Le Monde: A França é a favor de que armas sejam entregues - por quem quer que seja - à oposição?

Juppé: Não. Isso infelizmente me lembra de um outro debate que tivemos, em outros tempos, sobre a ex-Iugoslávia. Era preciso manter o embargo sobre as armas? Correndo o risco de castigar os bósnios diante dos sérvios? Nós havíamos tomado uma decisão dizendo: não vamos facilitar uma escalada militar, portanto não entregamos armas. Nesse caso, estamos mais ou menos no mesmo esquema: entregar armas equivaleria a lançar a Síria em uma guerra civil que pode ser terrível, pois vemos a determinação de cada uma das comunidades.

Lamento ver que a hierarquia cristã, católica ou ortodoxa, continua a se associar com Bashar Assad. Nós entendemos os temores dos cristãos, mas o futuro deles será melhor em uma Síria democrática.

Le Monde: Com a Síria, estamos diante dos limites da política de intervencionismo instaurada em outros casos?

Juppé: De certa maneira, por causa do bloqueio imposto por dois membros permanentes do Conselho de Segurança. Mas vamos perseverar.
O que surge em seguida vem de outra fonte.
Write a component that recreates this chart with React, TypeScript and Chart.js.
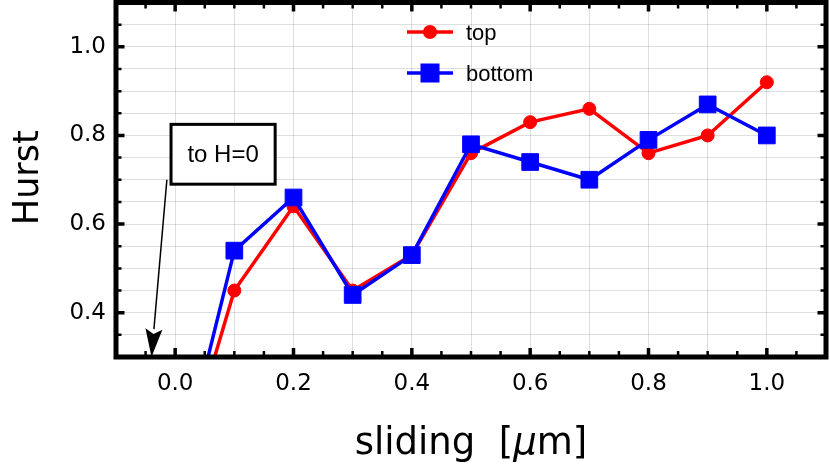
import React, { useEffect, useRef } from 'react';
import { Chart, registerables } from 'chart.js';

Chart.register(...registerables);

// sliding distance [µm] and Hurst exponents
const sliding = [0, 0.1, 0.2, 0.3, 0.4, 0.5, 0.6, 0.7, 0.8, 0.9, 1.0];
const hurstTop = [0, 0.45, 0.64, 0.45, 0.53, 0.76, 0.83, 0.86, 0.76, 0.8, 0.92];
const hurstBottom = [0, 0.54, 0.66, 0.44, 0.53, 0.78, 0.74, 0.7, 0.79, 0.87, 0.8];

// labelled ticks
const xTickLabels = [0, 0.2, 0.4, 0.6, 0.8, 1.0];
const yTickLabels = [0.4, 0.6, 0.8, 1.0];

// "to H=0" note, in data units
const noteText = 'to H=0';
const noteBox = [-0.007, 0.825, 0.169, 0.69];
const arrowFrom = [-0.014, 0.7];
const arrowTo = [-0.04, 0.3];

const near = (list: number[], v: number) => list.some((t) => Math.abs(t - v) < 1e-6);

const decorations = {
  id: 'decorations',
  afterDatasetsDraw(chart: any) {
    const { ctx } = chart;
    const xs = chart.scales.x;
    const ys = chart.scales.y;

    // note box + arrow
    const bx0 = xs.getPixelForValue(noteBox[0]);
    const by0 = ys.getPixelForValue(noteBox[1]);
    const bx1 = xs.getPixelForValue(noteBox[2]);
    const by1 = ys.getPixelForValue(noteBox[3]);
    ctx.save();
    ctx.fillStyle = '#fff';
    ctx.fillRect(bx0, by0, bx1 - bx0, by1 - by0);
    ctx.lineWidth = 3;
    ctx.strokeStyle = '#000';
    ctx.strokeRect(bx0, by0, bx1 - bx0, by1 - by0);
    ctx.fillStyle = '#000';
    ctx.font = '24px "Liberation Sans", Arial, sans-serif';
    ctx.textAlign = 'center';
    ctx.textBaseline = 'middle';
    ctx.fillText(noteText, (bx0 + bx1) / 2, (by0 + by1) / 2 + 1);

    const ax0 = xs.getPixelForValue(arrowFrom[0]);
    const ay0 = ys.getPixelForValue(arrowFrom[1]);
    const ax1 = xs.getPixelForValue(arrowTo[0]);
    const ay1 = ys.getPixelForValue(arrowTo[1]);
    const ang = Math.atan2(ay1 - ay0, ax1 - ax0);
    const headLen = 28;
    const headHalf = 8.5;
    const hx = ax1 - headLen * Math.cos(ang);
    const hy = ay1 - headLen * Math.sin(ang);
    ctx.lineWidth = 1.5;
    ctx.beginPath();
    ctx.moveTo(ax0, ay0);
    ctx.lineTo(hx, hy);
    ctx.stroke();
    ctx.beginPath();
    ctx.moveTo(ax1, ay1);
    ctx.lineTo(hx + headHalf * Math.sin(ang), hy - headHalf * Math.cos(ang));
    ctx.lineTo(ax1 - (headLen - 5) * Math.cos(ang), ay1 - (headLen - 5) * Math.sin(ang));
    ctx.lineTo(hx - headHalf * Math.sin(ang), hy + headHalf * Math.cos(ang));
    ctx.closePath();
    ctx.fill();
    ctx.restore();
  },
  afterDraw(chart: any) {
    const { ctx, chartArea: a } = chart;
    const xs = chart.scales.x;
    const ys = chart.scales.y;
    ctx.save();
    ctx.strokeStyle = '#000';

    // inward ticks on all four sides
    for (let i = -1; i <= 21; i++) {
      const major = i >= 0 && i % 4 === 0;
      const px = xs.getPixelForValue(i * 0.05);
      const len = major ? 9 : 6;
      ctx.lineWidth = major ? 3.5 : 2.5;
      ctx.beginPath();
      ctx.moveTo(px, a.bottom);
      ctx.lineTo(px, a.bottom - len);
      ctx.moveTo(px, a.top);
      ctx.lineTo(px, a.top + len);
      ctx.stroke();
    }
    for (let i = 7; i <= 21; i++) {
      const major = i % 4 === 0;
      const py = ys.getPixelForValue(i * 0.05);
      const len = major ? 8.5 : 5.5;
      ctx.lineWidth = major ? 3.5 : 2.5;
      ctx.beginPath();
      ctx.moveTo(a.left, py);
      ctx.lineTo(a.left + len, py);
      ctx.moveTo(a.right, py);
      ctx.lineTo(a.right - len, py);
      ctx.stroke();
    }

    // frame
    ctx.lineWidth = 5;
    ctx.strokeRect(a.left, a.top, a.right - a.left, a.bottom - a.top);

    // legend
    const lx = a.left + 291;
    const rows = [
      { y: a.top + 29.5, color: '#ff0000', label: 'top', square: false },
      { y: a.top + 70.5, color: '#0000ff', label: 'bottom', square: true },
    ];
    rows.forEach((r) => {
      ctx.strokeStyle = r.color;
      ctx.fillStyle = r.color;
      ctx.lineWidth = 3.5;
      ctx.beginPath();
      ctx.moveTo(lx, r.y);
      ctx.lineTo(lx + 46, r.y);
      ctx.stroke();
      if (r.square) {
        ctx.fillRect(lx + 23 - 9.5, r.y - 9.5, 19, 19);
      } else {
        ctx.beginPath();
        ctx.arc(lx + 23, r.y, 7, 0, Math.PI * 2);
        ctx.fill();
      }
      ctx.fillStyle = '#000';
      ctx.font = '22px "Liberation Sans", Arial, sans-serif';
      ctx.textAlign = 'left';
      ctx.textBaseline = 'alphabetic';
      ctx.fillText(r.label, lx + 59, r.y + 7.5);
    });

    // axis titles
    ctx.fillStyle = '#000';
    const normal = '37px "DejaVu Sans", sans-serif';
    const italic = 'italic 37px "DejaVu Sans", sans-serif';
    const parts = [
      { t: 'sliding  [', f: normal },
      { t: 'μ', f: italic },
      { t: 'm]', f: normal },
    ];
    let total = 0;
    parts.forEach((p) => {
      ctx.font = p.f;
      total += ctx.measureText(p.t).width;
    });
    let cx = (a.left + a.right) / 2 - total / 2;
    ctx.textAlign = 'left';
    ctx.textBaseline = 'alphabetic';
    parts.forEach((p) => {
      ctx.font = p.f;
      ctx.fillText(p.t, cx, 454);
      cx += ctx.measureText(p.t).width;
    });

    ctx.translate(38, (a.top + a.bottom) / 2 - 2);
    ctx.rotate(-Math.PI / 2);
    ctx.font = '35px "DejaVu Sans", sans-serif';
    ctx.textAlign = 'center';
    ctx.fillText('Hurst', 0, 0);
    ctx.restore();
  },
};

const App: React.FC = () => {
  const canvasRef = useRef<HTMLCanvasElement | null>(null);
  const chartRef = useRef<Chart | null>(null);

  useEffect(() => {
    document.body.style.margin = '0';
    const canvas = canvasRef.current;
    if (!canvas) return;

    const tickFont = { family: '"DejaVu Sans", sans-serif', size: 23 };

    chartRef.current = new Chart(canvas, {
      type: 'line',
      data: {
        datasets: [
          {
            label: 'top',
            data: sliding.map((x, i) => ({ x, y: hurstTop[i] })),
            borderColor: '#ff0000',
            backgroundColor: '#ff0000',
            borderWidth: 3.5,
            pointStyle: 'circle',
            pointRadius: 6.5,
            pointBorderWidth: 1,
            tension: 0,
            order: 1,
          },
          {
            label: 'bottom',
            data: sliding.map((x, i) => ({ x, y: hurstBottom[i] })),
            borderColor: '#0000ff',
            backgroundColor: '#0000ff',
            borderWidth: 3.5,
            pointStyle: 'rect',
            pointRadius: 11.8,
            pointBorderWidth: 1,
            tension: 0,
            order: 0,
          },
        ],
      },
      options: {
        animation: false,
        responsive: true,
        maintainAspectRatio: false,
        layout: { autoPadding: false, padding: { top: 2.5, right: 4, left: 0, bottom: 0 } },
        plugins: {
          legend: { display: false },
          tooltip: { enabled: false },
        },
        scales: {
          x: {
            type: 'linear',
            min: -0.1,
            max: 1.1,
            border: { display: false },
            grid: { color: 'rgba(0,0,0,0.13)', lineWidth: 1, drawTicks: false },
            ticks: {
              stepSize: 0.1,
              autoSkip: false,
              maxRotation: 0,
              padding: 13,
              color: '#000',
              font: tickFont,
              callback: (v: any) => (near(xTickLabels, Number(v)) ? Number(v).toFixed(1) : ''),
            },
            afterFit: (s: any) => {
              s.height = 109;
              s.paddingLeft = 0;
              s.paddingRight = 0;
            },
          },
          y: {
            type: 'linear',
            min: 0.3,
            max: 1.1,
            border: { display: false },
            grid: { color: 'rgba(0,0,0,0.13)', lineWidth: 1, drawTicks: false },
            ticks: {
              stepSize: 0.05,
              autoSkip: false,
              padding: 10,
              color: '#000',
              font: tickFont,
              callback: (v: any) => (near(yTickLabels, Number(v)) ? Number(v).toFixed(1) : ''),
            },
            afterFit: (s: any) => {
              s.width = 116;
              s.paddingTop = 0;
              s.paddingBottom = 0;
            },
          },
        },
      },
      plugins: [decorations],
    });

    return () => {
      if (chartRef.current) {
        chartRef.current.destroy();
        chartRef.current = null;
      }
    };
  }, []);

  return (
    <div style={{ width: 830, height: 466, position: 'relative', background: '#fff' }}>
      <canvas ref={canvasRef} />
    </div>
  );
};

export default App;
Na Costa do Marfim, na Líbia, isso funcionou. Independentemente do que digam da situação na Líbia hoje, tenho orgulho daquilo que foi feito. Foi necessário, senão Gaddafi teria massacrado o povo de Benghazi e continuaria oprimindo. Há circunstâncias em que o Conselho de Segurança é eficaz, como no Timor, onde contiveram uma guerra.

Le Monde: O Sr. mencionou o Irã no Conselho de Segurança. Após a visita de Binyamin Netanyahu aos Estados Unidos, no início de março, o Sr. teve a impressão de que o risco de Israel descambar para uma investida militar havia recuado?

Juppé: Não. Tampouco tive a impressão de que ele tenha avançado. Dentro do grupo E3+3, as seis potências encarregadas da questão, estamos dispostos a retomar o diálogo, sem condições prévias. Os iranianos estão sempre com um comportamento ambíguo. Devem-se fazer concessões para iniciar um processo de negociação? A França é de uma grande firmeza. Não haverá espaço para pré-condições iranianas ou retiradas de sanções enquanto as condições estabelecidas pela Resolução 1929 não forem atendidas.

Le Monde: A política da França às vezes é considerada rígida demais, excessivamente contrária a acordos...

Juppé: Como muitos parecem estar dispostos a fazer acordos, pelo menos nós somos a garantia de que esses acordos não serão excessivos. De qualquer forma, em Israel consideram que a França é um país firme em suas convicções e em suas atitudes, e que é mais protetor para Israel.

Le Monde: A França, ao contrário dos Estados Unidos e do Reino Unido, nunca disse que todas as opções estavam sobre a mesa. Se houver uma investida militar, a França condenaria essa ação? Ela se recusaria a tomar parte?

Juppé: Não quero me colocar em situações que não estão ocorrendo. O presidente, em seu discurso para a ONU em setembro, disse que se a segurança de Israel fosse ameaçada, a França ficaria ao lado de Israel.

Le Monde: Isso quer dizer que a França não descarta tomar parte de uma ação militar assim que fosse deflagrada?

Juppé: Não. Só em caso de Israel ser atacado é que ficaríamos do seu lado, não para ajudá-lo a atacar outros países.

Le Monde: Em 2011, a França interveio na Líbia e na Costa do Marfim. Em um mundo em processo de mudança, seria a força militar um atributo essencial de poder para a França?

Juppé: Há momentos em que, para fazer a lei prevalecer, é preciso usar a força. E isso é uma constante histórica. A Europa poderia se inspirar nisso, continuando a adotar uma verdadeira política de segurança e de defesa coletiva.

Le Monde: Recorrer a essa ferramenta militar é um componente do sarkozysmo?

Juppé: Não. É um componente do gaullismo. Uma defesa nacional capaz de proteger nossos interesses é uma constante do gaullismo, hoje encarnada por Sarkozy.